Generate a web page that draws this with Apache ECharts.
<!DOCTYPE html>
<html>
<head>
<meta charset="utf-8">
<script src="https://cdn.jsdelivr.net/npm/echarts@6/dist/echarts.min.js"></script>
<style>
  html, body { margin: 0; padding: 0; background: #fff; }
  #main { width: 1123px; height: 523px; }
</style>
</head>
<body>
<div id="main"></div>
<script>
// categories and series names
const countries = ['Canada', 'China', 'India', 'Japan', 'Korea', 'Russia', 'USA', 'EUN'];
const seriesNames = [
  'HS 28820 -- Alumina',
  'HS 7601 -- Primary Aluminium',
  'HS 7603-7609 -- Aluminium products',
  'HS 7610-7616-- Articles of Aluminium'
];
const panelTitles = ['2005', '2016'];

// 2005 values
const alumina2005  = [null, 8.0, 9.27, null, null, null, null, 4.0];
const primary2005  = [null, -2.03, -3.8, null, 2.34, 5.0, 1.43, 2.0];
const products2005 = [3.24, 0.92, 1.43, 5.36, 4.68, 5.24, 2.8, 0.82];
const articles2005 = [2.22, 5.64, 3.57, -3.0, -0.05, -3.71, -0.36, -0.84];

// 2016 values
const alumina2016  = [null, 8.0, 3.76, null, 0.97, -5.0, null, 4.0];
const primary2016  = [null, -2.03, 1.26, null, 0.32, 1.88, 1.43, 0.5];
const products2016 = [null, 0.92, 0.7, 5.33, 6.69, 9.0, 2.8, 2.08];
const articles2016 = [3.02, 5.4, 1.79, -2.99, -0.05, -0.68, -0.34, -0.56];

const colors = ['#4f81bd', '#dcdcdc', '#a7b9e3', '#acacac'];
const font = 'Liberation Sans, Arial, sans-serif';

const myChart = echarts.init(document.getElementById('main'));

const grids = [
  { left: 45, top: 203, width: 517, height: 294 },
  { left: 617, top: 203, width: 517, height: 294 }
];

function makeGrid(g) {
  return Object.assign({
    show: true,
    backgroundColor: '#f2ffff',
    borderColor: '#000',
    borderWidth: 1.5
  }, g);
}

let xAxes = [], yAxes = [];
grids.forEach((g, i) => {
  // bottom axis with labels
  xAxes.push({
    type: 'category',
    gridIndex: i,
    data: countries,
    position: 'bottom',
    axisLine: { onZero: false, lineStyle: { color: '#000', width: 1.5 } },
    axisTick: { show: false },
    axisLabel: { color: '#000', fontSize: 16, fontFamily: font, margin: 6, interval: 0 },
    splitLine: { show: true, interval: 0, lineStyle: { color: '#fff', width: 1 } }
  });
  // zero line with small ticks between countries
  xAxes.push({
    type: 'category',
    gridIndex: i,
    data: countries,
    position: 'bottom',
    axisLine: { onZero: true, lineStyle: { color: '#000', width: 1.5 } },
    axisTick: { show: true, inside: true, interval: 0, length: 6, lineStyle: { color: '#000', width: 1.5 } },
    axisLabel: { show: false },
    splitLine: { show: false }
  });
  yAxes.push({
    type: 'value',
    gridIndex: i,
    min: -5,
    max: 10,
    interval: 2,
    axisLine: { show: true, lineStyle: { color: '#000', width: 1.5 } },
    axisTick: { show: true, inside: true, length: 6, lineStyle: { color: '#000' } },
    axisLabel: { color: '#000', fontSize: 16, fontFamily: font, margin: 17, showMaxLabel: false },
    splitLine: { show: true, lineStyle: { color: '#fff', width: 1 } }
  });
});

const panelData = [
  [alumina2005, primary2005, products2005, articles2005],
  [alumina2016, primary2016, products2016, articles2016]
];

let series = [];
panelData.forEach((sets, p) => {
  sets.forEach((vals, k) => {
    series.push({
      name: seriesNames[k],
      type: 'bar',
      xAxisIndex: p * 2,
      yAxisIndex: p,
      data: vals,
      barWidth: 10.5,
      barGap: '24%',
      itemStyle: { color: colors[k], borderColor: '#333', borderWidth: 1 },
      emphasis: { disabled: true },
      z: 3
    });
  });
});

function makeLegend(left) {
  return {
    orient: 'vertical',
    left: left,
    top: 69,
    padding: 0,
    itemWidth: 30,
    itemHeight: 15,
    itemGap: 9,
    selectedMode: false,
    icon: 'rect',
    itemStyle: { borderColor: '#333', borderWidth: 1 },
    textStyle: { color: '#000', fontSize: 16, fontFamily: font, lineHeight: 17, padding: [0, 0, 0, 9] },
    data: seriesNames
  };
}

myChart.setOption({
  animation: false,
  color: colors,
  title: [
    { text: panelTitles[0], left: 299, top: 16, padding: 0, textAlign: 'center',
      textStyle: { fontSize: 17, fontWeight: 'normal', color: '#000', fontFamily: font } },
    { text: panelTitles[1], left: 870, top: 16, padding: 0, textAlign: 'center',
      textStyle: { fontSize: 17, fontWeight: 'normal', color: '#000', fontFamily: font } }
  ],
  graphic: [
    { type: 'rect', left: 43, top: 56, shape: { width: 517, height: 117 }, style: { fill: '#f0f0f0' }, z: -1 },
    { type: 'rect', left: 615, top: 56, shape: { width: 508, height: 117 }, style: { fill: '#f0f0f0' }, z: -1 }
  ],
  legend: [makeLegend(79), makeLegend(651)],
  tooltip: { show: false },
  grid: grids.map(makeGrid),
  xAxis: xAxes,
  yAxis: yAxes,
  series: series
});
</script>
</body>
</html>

==

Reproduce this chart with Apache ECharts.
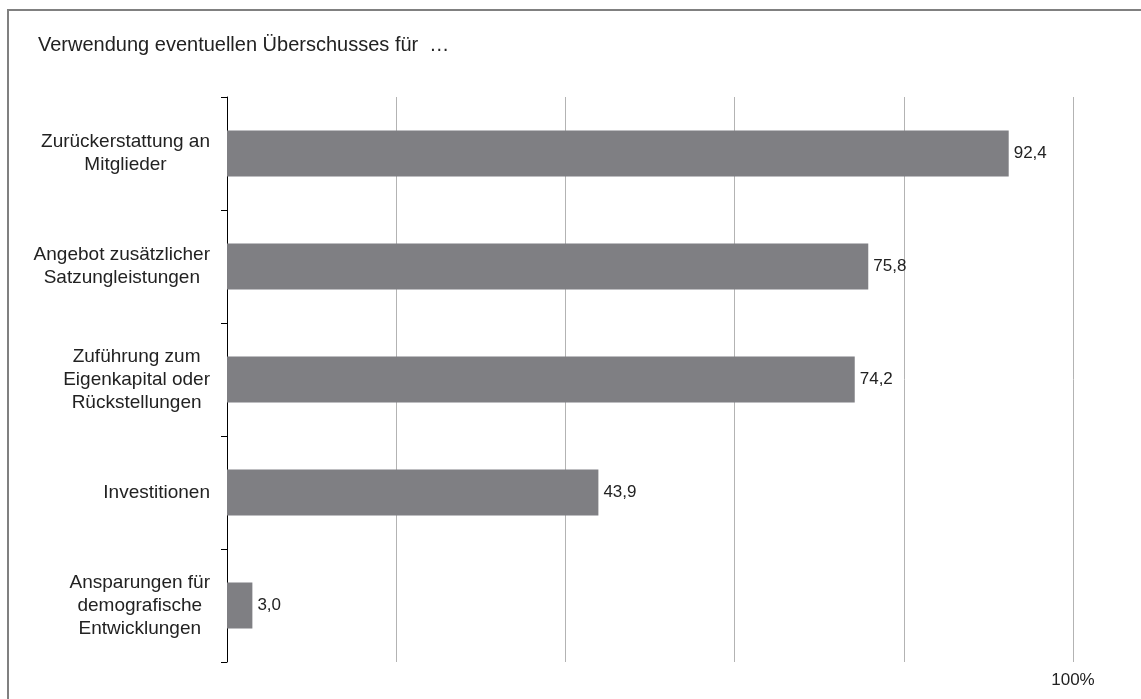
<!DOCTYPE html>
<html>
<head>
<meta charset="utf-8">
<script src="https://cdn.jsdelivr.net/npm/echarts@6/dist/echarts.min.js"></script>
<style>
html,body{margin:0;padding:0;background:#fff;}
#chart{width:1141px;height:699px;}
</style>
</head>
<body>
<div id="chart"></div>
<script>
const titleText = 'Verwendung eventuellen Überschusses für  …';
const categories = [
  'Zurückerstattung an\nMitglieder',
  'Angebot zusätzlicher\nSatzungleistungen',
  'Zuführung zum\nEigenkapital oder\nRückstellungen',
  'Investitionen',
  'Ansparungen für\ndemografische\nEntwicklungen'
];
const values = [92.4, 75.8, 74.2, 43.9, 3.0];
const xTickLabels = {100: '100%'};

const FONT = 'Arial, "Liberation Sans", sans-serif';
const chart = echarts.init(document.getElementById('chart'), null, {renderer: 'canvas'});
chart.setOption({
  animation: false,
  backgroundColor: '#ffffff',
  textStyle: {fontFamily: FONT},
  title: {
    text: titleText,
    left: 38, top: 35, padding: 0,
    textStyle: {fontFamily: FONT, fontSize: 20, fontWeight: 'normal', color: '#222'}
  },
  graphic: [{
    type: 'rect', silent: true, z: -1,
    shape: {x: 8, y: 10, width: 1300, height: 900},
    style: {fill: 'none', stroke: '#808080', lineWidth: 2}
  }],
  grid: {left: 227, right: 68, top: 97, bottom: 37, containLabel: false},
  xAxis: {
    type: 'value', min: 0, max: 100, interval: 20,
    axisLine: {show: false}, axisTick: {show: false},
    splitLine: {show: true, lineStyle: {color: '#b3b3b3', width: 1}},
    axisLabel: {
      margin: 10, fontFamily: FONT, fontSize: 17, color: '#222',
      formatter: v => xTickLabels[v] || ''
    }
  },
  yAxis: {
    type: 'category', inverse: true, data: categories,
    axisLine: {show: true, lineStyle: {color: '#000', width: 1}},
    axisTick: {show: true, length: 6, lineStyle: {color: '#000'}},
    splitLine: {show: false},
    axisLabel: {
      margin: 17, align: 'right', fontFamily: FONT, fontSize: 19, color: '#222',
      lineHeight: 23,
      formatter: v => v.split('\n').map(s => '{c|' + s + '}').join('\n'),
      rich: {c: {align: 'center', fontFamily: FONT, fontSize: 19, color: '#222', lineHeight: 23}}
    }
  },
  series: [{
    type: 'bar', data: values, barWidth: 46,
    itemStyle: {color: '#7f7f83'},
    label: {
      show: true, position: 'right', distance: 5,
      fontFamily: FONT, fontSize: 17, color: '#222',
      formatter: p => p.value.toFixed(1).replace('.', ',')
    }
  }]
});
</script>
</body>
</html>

BRIEF:
Copy out precisely the lines that begin at the line containing "Generate a web" and end at the line containing "const panelTitles = ['2005', '2016'];", including both; write nothing else.

ANSWER BELOW:
Generate a web page that draws this with Apache ECharts.
<!DOCTYPE html>
<html>
<head>
<meta charset="utf-8">
<script src="https://cdn.jsdelivr.net/npm/echarts@6/dist/echarts.min.js"></script>
<style>
  html, body { margin: 0; padding: 0; background: #fff; }
  #main { width: 1123px; height: 523px; }
</style>
</head>
<body>
<div id="main"></div>
<script>
// categories and series names
const countries = ['Canada', 'China', 'India', 'Japan', 'Korea', 'Russia', 'USA', 'EUN'];
const seriesNames = [
  'HS 28820 -- Alumina',
  'HS 7601 -- Primary Aluminium',
  'HS 7603-7609 -- Aluminium products',
  'HS 7610-7616-- Articles of Aluminium'
];
const panelTitles = ['2005', '2016'];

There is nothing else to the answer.